Аба в пятидесятые годы после изгнания из Одессы жил с семьёй в сибирском городке. Местных мужиков он удивлял прежде всего трезвостью - но её объясняли, мол, явреи, известно, не пьют, закон, слышь, у их запретный, - а во-вторых, безматерностью: “Ты, Абрам Йосич, никогда, что ль, не лаялся? Ну, чисто девка с-под юбки мамкиной...”. Трезвый, не матерится, не дерётся - куда ни кинь, не свой - мало его уважали, разве что за работу грамотную, да это народу по херу, пускай начальство радуется - но зато любили. Любили за то, что мог и по делу выручить, и толково написать хоть письмо родне, хоть заявление по службе, а главное - перед получкой, когда в кармане свистит, у него, непьющего, только и можно было рубликом разжиться, и он сроду не отказывал. А ещё любили, что никогда на работе голос не повышал. “Тихий он у тебя, невсполошный”, - говорили его жене мужики, а бабы завидовали.
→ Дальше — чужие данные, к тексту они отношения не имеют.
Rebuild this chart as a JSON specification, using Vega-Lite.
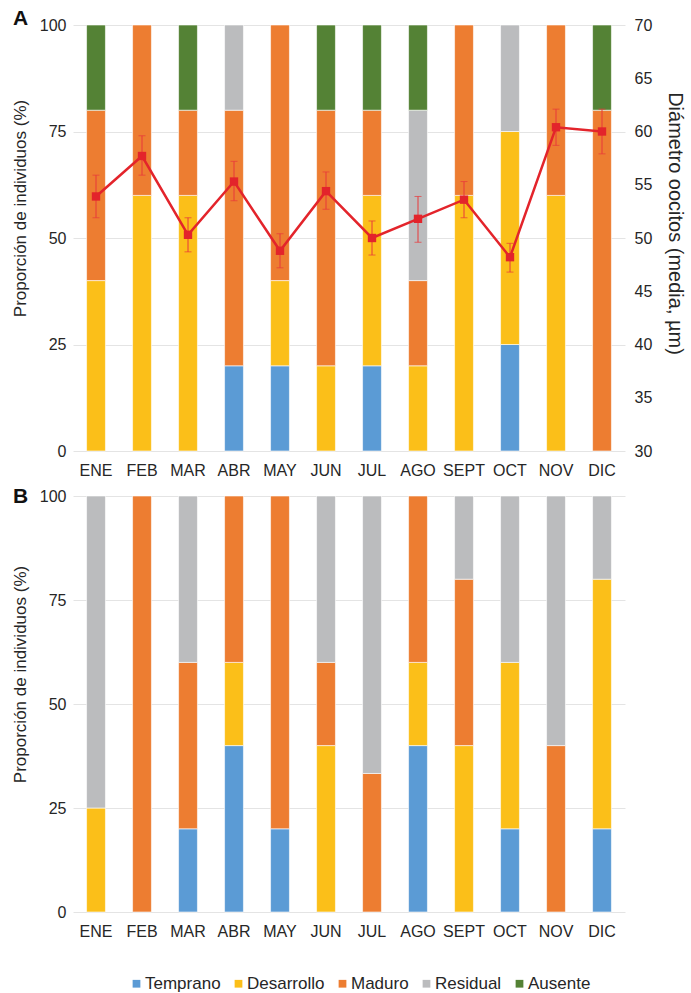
{
  "$schema": "https://vega.github.io/schema/vega-lite/v6.json",
  "padding": {"left": 11, "top": 8, "right": 2, "bottom": 2},
  "config": {
    "font": "Liberation Sans",
    "view": {"stroke": null},
    "axis": {
      "labelFontSize": 16,
      "titleFontSize": 17,
      "titleFontWeight": "normal",
      "labelColor": "#262626",
      "titleColor": "#262626",
      "domain": false,
      "ticks": false,
      "gridColor": "#E4E4E4",
      "labelPadding": 7
    },
    "axisX": {"grid": false, "labelAngle": 0, "title": null, "labelPadding": 11},
    "legend": {
      "orient": "none",
      "legendX": 55,
      "legendY": 950,
      "direction": "horizontal",
      "title": null,
      "symbolType": "square",
      "symbolSize": 60,
      "symbolStrokeWidth": 0,
      "labelFontSize": 17,
      "labelColor": "#262626",
      "labelOffset": 0,
      "columnPadding": 9
    },
    "concat": {"spacing": 8},
    "title": {
      "anchor": "start",
      "frame": "group",
      "fontSize": 21,
      "fontWeight": "bold",
      "color": "#111111",
      "dx": -60,
      "baseline": "bottom"
    }
  },
  "datasets": {
    "etapas_a": [
      {"mes": "ENE", "estado": "Desarrollo", "pct": 40, "k": 2},
      {"mes": "ENE", "estado": "Maduro", "pct": 40, "k": 3},
      {"mes": "ENE", "estado": "Ausente", "pct": 20, "k": 5},
      {"mes": "FEB", "estado": "Desarrollo", "pct": 60, "k": 2},
      {"mes": "FEB", "estado": "Maduro", "pct": 40, "k": 3},
      {"mes": "MAR", "estado": "Desarrollo", "pct": 60, "k": 2},
      {"mes": "MAR", "estado": "Maduro", "pct": 20, "k": 3},
      {"mes": "MAR", "estado": "Ausente", "pct": 20, "k": 5},
      {"mes": "ABR", "estado": "Temprano", "pct": 20, "k": 1},
      {"mes": "ABR", "estado": "Maduro", "pct": 60, "k": 3},
      {"mes": "ABR", "estado": "Residual", "pct": 20, "k": 4},
      {"mes": "MAY", "estado": "Temprano", "pct": 20, "k": 1},
      {"mes": "MAY", "estado": "Desarrollo", "pct": 20, "k": 2},
      {"mes": "MAY", "estado": "Maduro", "pct": 60, "k": 3},
      {"mes": "JUN", "estado": "Desarrollo", "pct": 20, "k": 2},
      {"mes": "JUN", "estado": "Maduro", "pct": 60, "k": 3},
      {"mes": "JUN", "estado": "Ausente", "pct": 20, "k": 5},
      {"mes": "JUL", "estado": "Temprano", "pct": 20, "k": 1},
      {"mes": "JUL", "estado": "Desarrollo", "pct": 40, "k": 2},
      {"mes": "JUL", "estado": "Maduro", "pct": 20, "k": 3},
      {"mes": "JUL", "estado": "Ausente", "pct": 20, "k": 5},
      {"mes": "AGO", "estado": "Desarrollo", "pct": 20, "k": 2},
      {"mes": "AGO", "estado": "Maduro", "pct": 20, "k": 3},
      {"mes": "AGO", "estado": "Residual", "pct": 40, "k": 4},
      {"mes": "AGO", "estado": "Ausente", "pct": 20, "k": 5},
      {"mes": "SEPT", "estado": "Desarrollo", "pct": 60, "k": 2},
      {"mes": "SEPT", "estado": "Maduro", "pct": 40, "k": 3},
      {"mes": "OCT", "estado": "Temprano", "pct": 25, "k": 1},
      {"mes": "OCT", "estado": "Desarrollo", "pct": 50, "k": 2},
      {"mes": "OCT", "estado": "Residual", "pct": 25, "k": 4},
      {"mes": "NOV", "estado": "Desarrollo", "pct": 60, "k": 2},
      {"mes": "NOV", "estado": "Maduro", "pct": 40, "k": 3},
      {"mes": "DIC", "estado": "Maduro", "pct": 80, "k": 3},
      {"mes": "DIC", "estado": "Ausente", "pct": 20, "k": 5}
    ],
    "diametro_a": [
      {"mes": "ENE", "media": 53.9, "lo": 51.9, "hi": 55.9},
      {"mes": "FEB", "media": 57.7, "lo": 55.9, "hi": 59.6},
      {"mes": "MAR", "media": 50.3, "lo": 48.7, "hi": 51.9},
      {"mes": "ABR", "media": 55.3, "lo": 53.5, "hi": 57.2},
      {"mes": "MAY", "media": 48.8, "lo": 47.2, "hi": 50.4},
      {"mes": "JUN", "media": 54.4, "lo": 52.7, "hi": 56.2},
      {"mes": "JUL", "media": 50.0, "lo": 48.4, "hi": 51.6},
      {"mes": "AGO", "media": 51.8, "lo": 49.6, "hi": 53.9},
      {"mes": "SEPT", "media": 53.6, "lo": 51.9, "hi": 55.3},
      {"mes": "OCT", "media": 48.2, "lo": 46.8, "hi": 49.5},
      {"mes": "NOV", "media": 60.4, "lo": 58.7, "hi": 62.1},
      {"mes": "DIC", "media": 60.0, "lo": 57.9, "hi": 62.1}
    ],
    "etapas_b": [
      {"mes": "ENE", "estado": "Desarrollo", "pct": 25, "k": 2},
      {"mes": "ENE", "estado": "Residual", "pct": 75, "k": 4},
      {"mes": "FEB", "estado": "Maduro", "pct": 100, "k": 3},
      {"mes": "MAR", "estado": "Temprano", "pct": 20, "k": 1},
      {"mes": "MAR", "estado": "Maduro", "pct": 40, "k": 3},
      {"mes": "MAR", "estado": "Residual", "pct": 40, "k": 4},
      {"mes": "ABR", "estado": "Temprano", "pct": 40, "k": 1},
      {"mes": "ABR", "estado": "Desarrollo", "pct": 20, "k": 2},
      {"mes": "ABR", "estado": "Maduro", "pct": 40, "k": 3},
      {"mes": "MAY", "estado": "Temprano", "pct": 20, "k": 1},
      {"mes": "MAY", "estado": "Maduro", "pct": 80, "k": 3},
      {"mes": "JUN", "estado": "Desarrollo", "pct": 40, "k": 2},
      {"mes": "JUN", "estado": "Maduro", "pct": 20, "k": 3},
      {"mes": "JUN", "estado": "Residual", "pct": 40, "k": 4},
      {"mes": "JUL", "estado": "Maduro", "pct": 33.3, "k": 3},
      {"mes": "JUL", "estado": "Residual", "pct": 66.7, "k": 4},
      {"mes": "AGO", "estado": "Temprano", "pct": 40, "k": 1},
      {"mes": "AGO", "estado": "Desarrollo", "pct": 20, "k": 2},
      {"mes": "AGO", "estado": "Maduro", "pct": 40, "k": 3},
      {"mes": "SEPT", "estado": "Desarrollo", "pct": 40, "k": 2},
      {"mes": "SEPT", "estado": "Maduro", "pct": 40, "k": 3},
      {"mes": "SEPT", "estado": "Residual", "pct": 20, "k": 4},
      {"mes": "OCT", "estado": "Temprano", "pct": 20, "k": 1},
      {"mes": "OCT", "estado": "Desarrollo", "pct": 40, "k": 2},
      {"mes": "OCT", "estado": "Residual", "pct": 40, "k": 4},
      {"mes": "NOV", "estado": "Maduro", "pct": 40, "k": 3},
      {"mes": "NOV", "estado": "Residual", "pct": 60, "k": 4},
      {"mes": "DIC", "estado": "Temprano", "pct": 20, "k": 1},
      {"mes": "DIC", "estado": "Desarrollo", "pct": 60, "k": 2},
      {"mes": "DIC", "estado": "Residual", "pct": 20, "k": 4}
    ]
  },
  "vconcat": [
    {
      "title": {"text": "A", "offset": -12},
      "width": 552,
      "height": 426,
      "layer": [
        {
          "data": {"name": "etapas_a"},
          "mark": {"type": "bar", "stroke": "white", "strokeWidth": 0.6},
          "encoding": {
            "x": {
              "field": "mes", "type": "nominal",
              "sort": ["ENE", "FEB", "MAR", "ABR", "MAY", "JUN", "JUL", "AGO", "SEPT", "OCT", "NOV", "DIC"],
              "scale": {"paddingInner": 0.59, "paddingOuter": 0.295}
            },
            "y": {
              "field": "pct", "type": "quantitative", "stack": "zero",
              "scale": {"domain": [0, 100], "nice": false},
              "axis": {"values": [0, 25, 50, 75, 100], "grid": true, "title": "Proporción de individuos (%)", "titlePadding": 10, "titleY": 183}
            },
            "color": {
              "field": "estado", "type": "nominal",
              "scale": {
                "domain": ["Temprano", "Desarrollo", "Maduro", "Residual", "Ausente"],
                "range": ["#5B9BD5", "#FBBF19", "#ED7D31", "#BBBCBE", "#548235"]
              }
            },
            "order": {"field": "k", "type": "quantitative"}
          }
        },
        {
          "data": {"name": "diametro_a"},
          "encoding": {
            "x": {
              "field": "mes", "type": "nominal",
              "sort": ["ENE", "FEB", "MAR", "ABR", "MAY", "JUN", "JUL", "AGO", "SEPT", "OCT", "NOV", "DIC"]
            }
          },
          "layer": [
            {
              "mark": {"type": "rule", "color": "#E8383B", "strokeWidth": 1},
              "encoding": {
                "y": {
                  "field": "lo", "type": "quantitative",
                  "scale": {"domain": [30, 70], "nice": false},
                  "axis": {"orient": "right", "values": [30, 35, 40, 45, 50, 55, 60, 65, 70], "grid": false, "title": "Diámetro oocitos (media, µm)", "titleFontSize": 20, "labelPadding": 9, "titlePadding": 13, "titleY": 198}
                },
                "y2": {"field": "hi"}
              }
            },
            {
              "mark": {"type": "tick", "color": "#E8383B", "size": 7, "thickness": 1},
              "encoding": {
                "y": {"field": "lo", "type": "quantitative", "scale": {"domain": [30, 70], "nice": false}, "axis": {"orient": "right", "title": "Diámetro oocitos (media, µm)"}}
              }
            },
            {
              "mark": {"type": "tick", "color": "#E8383B", "size": 7, "thickness": 1},
              "encoding": {
                "y": {"field": "hi", "type": "quantitative", "scale": {"domain": [30, 70], "nice": false}, "axis": {"orient": "right", "title": "Diámetro oocitos (media, µm)"}}
              }
            },
            {
              "mark": {"type": "line", "color": "#E3242B", "strokeWidth": 2.5},
              "encoding": {
                "y": {"field": "media", "type": "quantitative", "scale": {"domain": [30, 70], "nice": false}, "axis": {"orient": "right", "title": "Diámetro oocitos (media, µm)"}}
              }
            },
            {
              "mark": {"type": "point", "shape": "square", "filled": true, "color": "#E3242B", "size": 70, "opacity": 1},
              "encoding": {
                "y": {"field": "media", "type": "quantitative", "scale": {"domain": [30, 70], "nice": false}, "axis": {"orient": "right", "title": "Diámetro oocitos (media, µm)"}}
              }
            }
          ]
        }
      ],
      "resolve": {"scale": {"y": "independent"}}
    },
    {
      "title": {"text": "B", "offset": -19},
      "width": 552,
      "height": 416,
      "data": {"name": "etapas_b"},
      "mark": {"type": "bar", "stroke": "white", "strokeWidth": 0.6},
      "encoding": {
        "x": {
          "field": "mes", "type": "nominal",
          "sort": ["ENE", "FEB", "MAR", "ABR", "MAY", "JUN", "JUL", "AGO", "SEPT", "OCT", "NOV", "DIC"],
          "scale": {"paddingInner": 0.59, "paddingOuter": 0.295}
        },
        "y": {
          "field": "pct", "type": "quantitative", "stack": "zero",
          "scale": {"domain": [0, 100], "nice": false},
          "axis": {"values": [0, 25, 50, 75, 100], "grid": true, "title": "Proporción de individuos (%)", "titlePadding": 10, "titleY": 178}
        },
        "color": {
          "field": "estado", "type": "nominal",
          "scale": {
            "domain": ["Temprano", "Desarrollo", "Maduro", "Residual", "Ausente"],
            "range": ["#5B9BD5", "#FBBF19", "#ED7D31", "#BBBCBE", "#548235"]
          }
        },
        "order": {"field": "k", "type": "quantitative"}
      }
    }
  ],
  "resolve": {"scale": {"color": "shared"}}
}
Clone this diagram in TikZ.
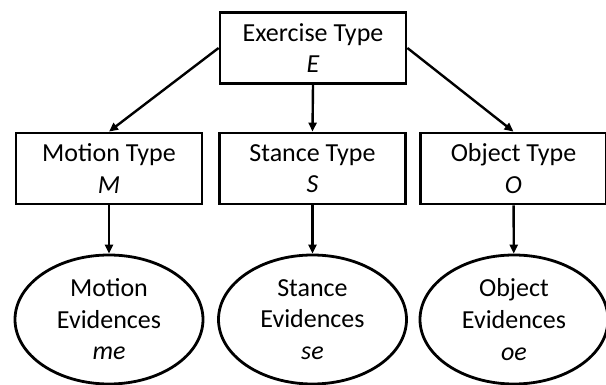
\documentclass[tikz,border=0pt]{standalone}
\usepackage{fontspec}
\setmainfont{Carlito}
\usetikzlibrary{shapes.geometric, arrows.meta}

\tikzset{
	typbox/.style={draw, line width=2.8pt, minimum width=186pt, minimum height=71pt, inner sep=0pt, align=center},
	evidenz/.style={draw, ellipse, line width=2.8pt, minimum width=188pt, minimum height=129pt, inner sep=0pt, align=center},
	pfeil/.style={-{Triangle[length=9pt, width=8pt]}, line width=2.4pt}
}

\begin{document}
\begin{tikzpicture}[x=1pt, y=1pt, font=\fontsize{26pt}{31.6pt}\selectfont]
	\useasboundingbox (0,0) rectangle (606,385); % Rand wie im Original
	
	\node[typbox] (E) at (313,337) {Exercise Type\\ \textit{E}};
	
	\node[typbox] (M) at (109,216.5) {Motion Type\\ \textit{M}};
	\node[typbox] (S) at (312.5,216.5) {Stance Type\\ \textit{S}};
	\node[typbox] (O) at (513.5,216.5) {Object Type\\ \textit{O}};
	
	\node[evidenz] (me) at (109,65.5) {Motion\\ Evidences\\ \textit{me}};
	\node[evidenz] (se) at (312.5,65.5) {Stance\\ Evidences\\ \textit{se}};
	\node[evidenz] (oe) at (514,65.5) {Object\\ Evidences\\ \textit{oe}};
	
	\draw[pfeil] (E.west) -- (M.north);
	\draw[pfeil] (E.south) -- (S.north);
	\draw[pfeil] (E.east) -- (O.north);
	
	\draw[pfeil] (M) -- (me);
	\draw[pfeil] (S) -- (se);
	\draw[pfeil] (O) -- (oe);
	
	%\draw[help lines, step=20] (0,0) grid (606,385);
\end{tikzpicture}
\end{document}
Сдержанный Аба, однако, дома рассупонивался, раздражался по пустякам, оказывался шумлив, дёрган. За тридцать лет жизни с Женей он ни разу с ней не поссорился (Женя: “Сталин помог, лагерные десять лет не дали надоесть друг другу”) - она и теперь наловчилась сбивать мужнин накал. Но во сне Аба вспрыгивал, глаза навыкат, синие голубели до белого. По утрам, как Женя ни старалась заранее погладить его успокоительно, взвивался пружинно, зрачки бешеные: “А?! Что?!.” - панически вскрикивал, и так десятилетиями ежедневно, до самой смерти, не выходил из него лагерь, навсегда занозил.